Add a new `llama_load_model_from_buffer()` method to compliment `llama_load_model_from_file()` #6311

Open asg017 opened 5 months ago

asg017 commented 5 months ago

Prerequisites

Please answer the following questions for yourself before submitting an issue.

Feature Description

There should be a llama_load_model_from_buffer() function added to llama.h/llama.cpp to compliment llama_load_model_from_file(). Instead of loading a model from a file, it should instead read the model from a user-provided buffer.

Motivation

I'm working on a tool that can load multiple llama models from different sources. Ideally, I'd like to store these models in a SQLite database, and load them in full from memory. However, since the only way to load llama models is with llama_load_model_from_file(), I'll need to serialize them to disk first and pass in a path to that file.
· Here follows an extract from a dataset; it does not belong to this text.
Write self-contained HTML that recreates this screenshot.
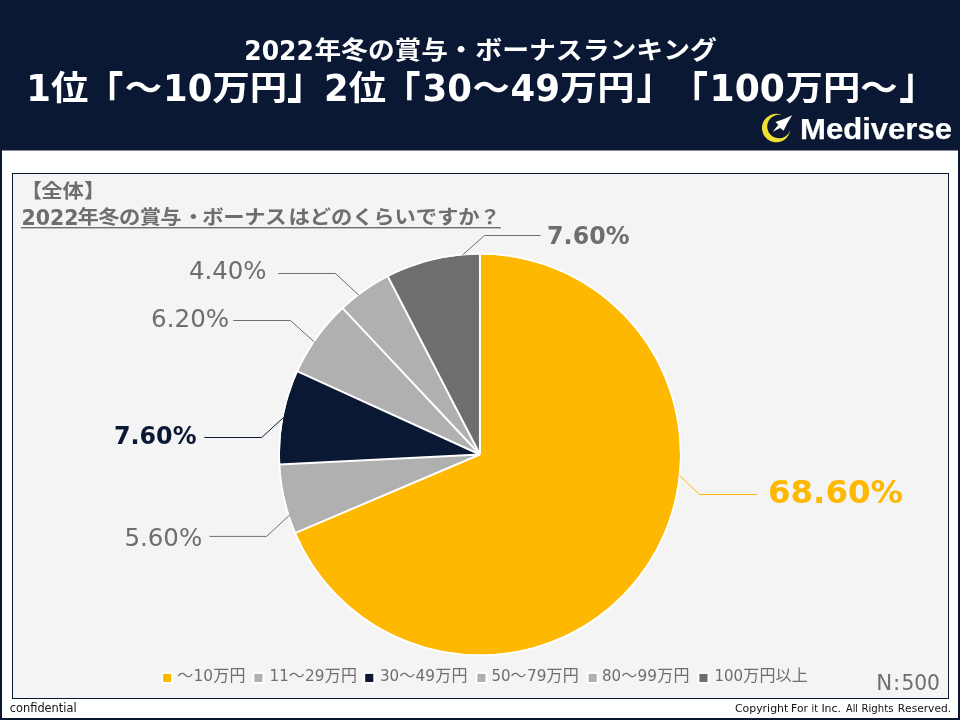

That's pretty wasteful, as they are already in memory and don't need to persist them to disk.

In my case, I'm working with small embedding models (10's to 100's of MB), but I'm sure this can be useful for larger models on larger computers.

Possible Implementation

Hmm looks like gguf_init_from_buffer() has ben commented out from ggml.h. So maybe this will be more difficult than I thought?

ggerganov commented 5 months ago

Can we implement this somehow using fmemopen() and read the memory buffer as if it were a file?

slaren commented 5 months ago

I don't think fmemopen is supported on windows unfortunately.

github-actions[bot] commented 4 months ago

This issue was closed because it has been inactive for 14 days since being marked as stale.

cyanic-selkie commented 1 month ago

Is there any chance of this happening?